There was a mixed response when SAP announced the HANA in-memory database. Some shrugged, others giggled, few thought SAP could possibly be successful putting its weight behind a new database for SAP customers where Oracle, Microsoft and IBM dominate.
It quickly became apparent that HANA would need to be much more than a database and SAP enlarged its development program to position HANA as a solution platform. In the meantime, SAP scrapped for deals and scrabbled to find use cases beyond 'speeds and feeds.'
SAP BW on HANA is an obvious and easy to understand use case with a large potential customer base of some 18,000 customers. While it proved reasonably popular, SAP needs to get it into more customer hands. Hence the Amazon free trial that launched last week. From the evidence available, this has proved to be a solid success.
What's interesting about this is Vijay's approach and what it can tell us about the SAP community.
How did it work?
It is fashionable to view SAP as that 'tired old German ERP company' that everyone loves to hate and whose time has been and gone. Those of us who know the company reasonably well sometimes share that view but not necessarily for the reasons implied by the above statement. Even so, it is surprising just how loyal its customer base remains. It is equally surprising how loyal its ecosystem parters continue to be. That might have a lot to do with the ongoing promise of work but it might also have something to do with the small but fanatical community network of volunteers who curate content and provide feedback with no expectation of reward.

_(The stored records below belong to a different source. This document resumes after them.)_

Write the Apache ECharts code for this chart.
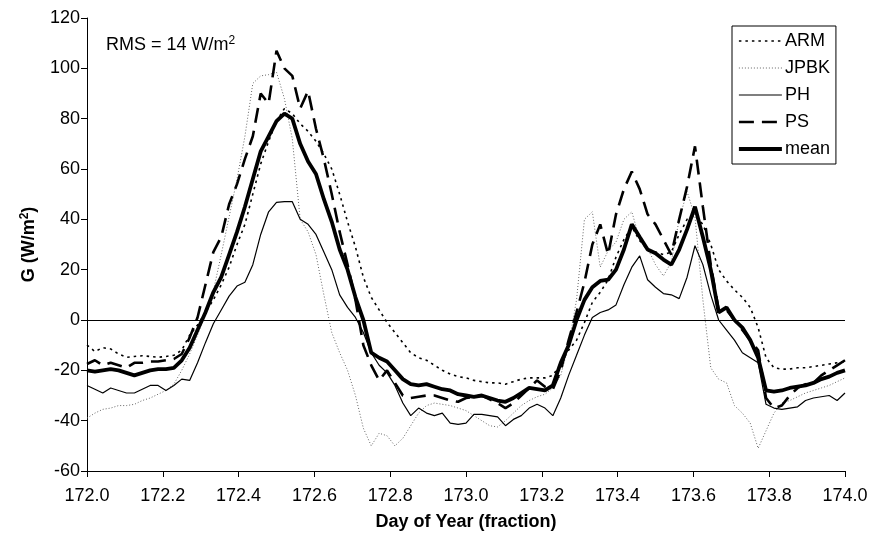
<!DOCTYPE html>
<html>
<head>
<meta charset="utf-8">
<script src="https://cdn.jsdelivr.net/npm/echarts@6/dist/echarts.min.js"></script>
<style>html,body{margin:0;padding:0;background:#fff}#chart{width:871px;height:542px}</style>
</head>
<body>
<div id="chart"></div>
<script>
// Axis settings
const xMin = 172.0, xMax = 174.0, xInterval = 0.2;
const yMin = -60, yMax = 120, yInterval = 20;

// Half-hourly sampling times (day of year, fraction) : 172.0 ... 174.0
const stepsPerDay = 48;
const dayOfYear = Array.from({length: 97}, (_, i) => +(172 + i / stepsPerDay).toFixed(5));

// Series values G (W/m2)
const arm = [-10,-12.5,-11,-11.5,-13.5,-14.8,-14.5,-14.2,-14.5,-14.8,-14.5,-14,-12,-6,-2,3,8,14,21,30,38,50,62,71,79,84,82,78,75,71,66,60,50,39,29,17,9,4,-1,-5,-9,-13,-15,-16,-18,-20,-21.5,-22.5,-23,-24,-24.5,-25,-25,-25.5,-24.5,-23.5,-23,-23,-23,-22,-17.5,-12,-8,-1,7,11,16,25,32,37,31.5,28,27,26,27,34,40,41.5,38,30,20,15.5,12,9,5,-3,-15,-19,-19.5,-19.5,-19,-19,-18.5,-18,-17.5,-17,-16.5];
const jpbk = [-39,-37,-35.5,-35,-34,-34,-33.5,-32,-31,-29.5,-28,-25.5,-20,-13.5,-6,3,11.5,26,41,56,73,94,97,97.5,98.5,88,72,40,35,26,10,-5,-13,-20,-30,-43,-50,-45,-46,-50,-47,-42,-37,-34,-33,-33.5,-34,-35,-36,-38,-40,-42,-42.5,-40,-37,-34,-32,-30.5,-29.5,-27,-22,-10,8,40,43,21,27.5,31,40,43,32,28.5,22,17.5,23,40,51,41,8,-19,-23.5,-25,-34,-37,-41,-51,-44,-37,-33,-32,-30.5,-29,-28,-27,-26,-24.5,-23];
const ph = [-26,-27.5,-29,-27,-28,-29,-29,-27.5,-26,-26,-28,-26,-23.5,-24,-17,-9,-1.5,4,9.5,13.5,15,22,34,43,46.7,47,47,40,38,34,27,20,10,5,1,-5,-13,-18,-21,-26,-33,-38,-35,-37,-38,-37,-41,-41.5,-41,-37.5,-37.5,-38,-38.5,-42,-39.5,-38,-35,-33.5,-35,-38,-31,-22,-14,-6,1,3,4,6,14,21,25.5,16,13,10.5,10,8.5,17,29.5,22,10,0,-4,-8,-13,-15,-17,-33.5,-35,-35.5,-35,-34.5,-32,-31,-30.5,-30,-32,-29];
const ps = [-17.5,-16,-18,-17,-18,-19,-17,-17,-16.5,-16.5,-16,-15.5,-13.5,-7,1,14,27,33,46,54,64,73,90,86,107,100,97,84,91,76,64,50,35,22,8,-10,-18,-24,-20,-25,-30,-31,-30.5,-30,-30,-31,-32,-32.5,-31,-30.5,-30,-31.5,-33,-35,-33,-30,-27,-24,-26.5,-27.5,-20,-8,3,15,30,38,26,42,52,59,52,42,38,32,26,40,53,69,45,22,4,4,0,-4,-8,-12,-31,-35,-34,-30,-27,-25.5,-25,-22,-20,-18,-16];
const mean = [-20,-20.5,-20,-19.5,-20,-21,-22,-21,-20,-19.5,-19.5,-19,-16,-11,-4,3,11,17,26,35,45,56,67,73,79,82,80,70,63,58,48,39,28,20,9,0,-13,-15,-16.5,-20,-23.5,-25.5,-26,-25.5,-26.5,-27.5,-28,-29.5,-30,-30.5,-30,-31,-32,-32.5,-31,-29,-27,-27.5,-28,-26,-17,-10,0,8,13,15.5,16,20,28,38,33,28,26.5,24,22,28,36,45,33,20,3,5,0,-3,-8,-15,-28,-28.5,-28,-27,-26.5,-26,-25,-23.5,-22.5,-21,-20];

const seriesNames = ['ARM', 'JPBK', 'PH', 'PS', 'mean'];
const seriesValues = [arm, jpbk, ph, ps, mean];

const FONT = '"Liberation Sans", Arial, sans-serif';
const supRich = {
  n: {fontSize: 18, lineHeight: 20, fontFamily: FONT, color: '#000'},
  s: {fontSize: 12, lineHeight: 20, fontFamily: FONT, color: '#000', verticalAlign: 'top'},
  nb: {fontSize: 18, lineHeight: 20, fontFamily: FONT, color: '#000', fontWeight: 'bold'},
  sb: {fontSize: 12, lineHeight: 20, fontFamily: FONT, color: '#000', fontWeight: 'bold', verticalAlign: 'top'}
};

const styles = [
  {color: '#000', width: 1.6, type: [2.5, 4]},
  {color: '#666', width: 1, type: [1, 2]},
  {color: '#000', width: 1.2, type: 'solid'},
  {color: '#000', width: 2.6, type: [15, 8]},
  {color: '#000', width: 3.8, type: 'solid'}
];

const chart = echarts.init(document.getElementById('chart'), null, {renderer: 'canvas'});

const series = seriesNames.map((name, k) => ({
  name: name,
  type: 'line',
  symbol: 'none',
  showSymbol: false,
  smooth: false,
  z: 2 + k,
  lineStyle: styles[k],
  itemStyle: {color: styles[k].color},
  data: dayOfYear.map((d, i) => [d, seriesValues[k][i]]),
  emphasis: {disabled: true}
}));
series[2].markLine = {
  silent: true,
  symbol: ['none', 'none'],
  label: {show: false},
  lineStyle: {color: '#000', width: 1, type: 'solid'},
  data: [{yAxis: 0}],
  animation: false
};

const transparentItem = {color: 'rgba(0,0,0,0)', borderColor: 'rgba(0,0,0,0)', borderWidth: 0, opacity: 0};

chart.setOption({
  animation: false,
  backgroundColor: '#fff',
  textStyle: {fontFamily: FONT, color: '#000'},
  grid: {left: 87, right: 26, top: 18, bottom: 71, containLabel: false},
  xAxis: {
    type: 'value', min: xMin, max: xMax, interval: xInterval,
    name: 'Day of Year (fraction)', nameLocation: 'middle', nameGap: 42,
    nameTextStyle: {fontWeight: 'bold', fontSize: 18, fontFamily: FONT, color: '#000'},
    axisLine: {show: true, onZero: false, lineStyle: {color: '#000', width: 1}},
    axisTick: {show: true, inside: false, length: 6, lineStyle: {color: '#000'}},
    splitLine: {show: false},
    axisLabel: {color: '#000', fontSize: 18, fontFamily: FONT, margin: 16,
      formatter: v => v.toFixed(1)}
  },
  yAxis: {
    type: 'value', min: yMin, max: yMax, interval: yInterval,
    name: '{nb|G (W/m}{sb|2}{nb|)}', nameLocation: 'middle', nameGap: 48,
    nameTextStyle: {fontWeight: 'bold', fontSize: 18, fontFamily: FONT, color: '#000', rich: supRich},
    axisLine: {show: true, onZero: false, lineStyle: {color: '#000', width: 1}},
    axisTick: {show: true, inside: false, length: 6, lineStyle: {color: '#000'}},
    splitLine: {show: false},
    axisLabel: {color: '#000', fontSize: 18, fontFamily: FONT, margin: 7}
  },
  legend: {
    orient: 'vertical', left: 732, top: 26,
    itemWidth: 43, itemHeight: 12, itemGap: 9,
    padding: [6, 6, 6, 5],
    borderColor: '#000', borderWidth: 1,
    backgroundColor: '#fff',
    itemStyle: transparentItem,
    textStyle: {fontSize: 18, fontFamily: FONT, color: '#000', padding: [0, 0, 0, -2]},
    data: seriesNames.map((name, k) => ({
      name: name,
      itemStyle: transparentItem,
      lineStyle: {color: styles[k].color, width: styles[k].width, type: styles[k].type}
    })),
    selectedMode: false
  },
  graphic: [{
    type: 'text', left: 106, top: 35,
    style: {text: '{n|RMS = 14 W/m}{s|2}', rich: supRich, fill: '#000'}
  }],
  series: series
});
</script>
</body>
</html>
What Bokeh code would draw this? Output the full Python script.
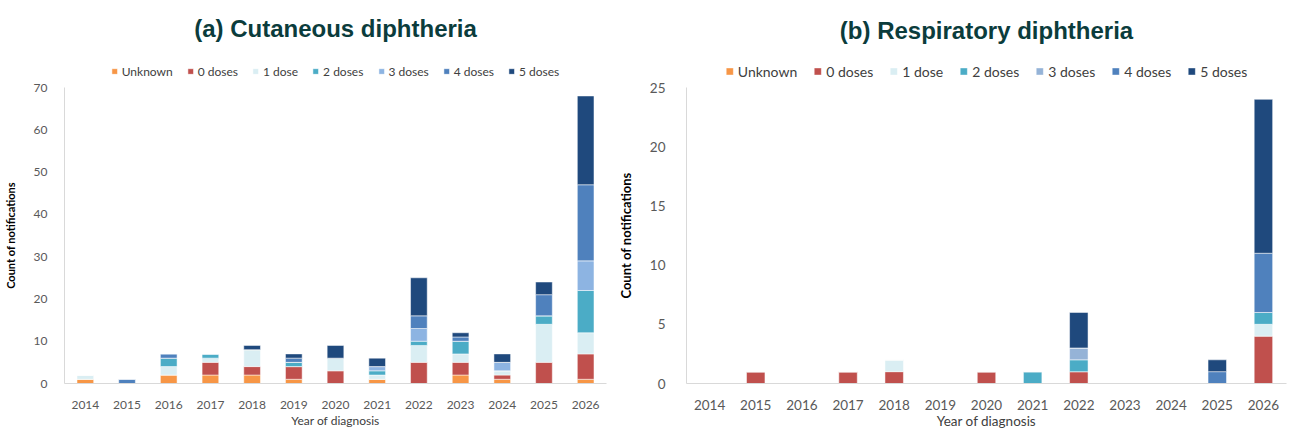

It is here that Vijay was truly smart. Instead of going cap in hand and asking for project funding, he assembled a small team of internal folk who have enough clout to motivate others and were prepared to work on this as a zero cost side project. He also got feedback from a bunch of folk inside the community which helped shaped project direction. It worked as a model for figuring out how to approach the problem inside that unique organization.
For the full back story, check Vijay's explanation.
But that's just the start and even though it is early days, it seems to me that SAP has to go in two directions.
First, SAP needs more 'instant hit' use cases. That is the main topic of the above video, which follows on from the first one I shot with Vijay Vijayasankar, global vice president, SAP. Finance is the most obvious line of business target although I have seen applications that take both CRM and financial data along with geo-location data to provide predictive service solutions. Vijay talks about a predictive treasury application that was developed by his team at IBM. We shot a video demonstrating that last year. There could be many more involving predictive capabilities.
Second, in my dealings with SAP and specifically the startups that have congregated around it, I've been surprised at the level of invention in solving very specific business problems. Many of the solutions are industry specific. This is an area where SAP should actively support the creation of trials running in cloud environments, using its reach to act as the marketing arm for many of those 'white space' applications.
When you sit on the outside of a company, it is very easy to offer unsolicited advice and/or throw rocks. It is far harder to understand the complexities of instantiating change. What seems obvious to you or me is often far from obvious inside a company that has been used to 'champagne pricing' and the profits that go with it. And while I applaud Vijay's efforts and current outcome, it is only a small part of the transformation puzzle that SAP is attempting to traverse. The next such effort could easily go badly wrong.
Much has to change for these ideas to take root. For example, if the public trial model proves successful, then SAP will need to make significant changes to its sales model and compensation plans. It will need to rejig the relationship between itself and customers. It will need to work out how best to partner with third parties so that those same partners feel they are fairly rewarded without risk of being wiped out by something that SAP develops as a competitive solution.
I'd like to think that what Vijay's team has achieved is sustainable as both a delivery model and springboard for transformation. There will be plenty of skeptics who think otherwise. But ultimately it will be customers who have the final vote.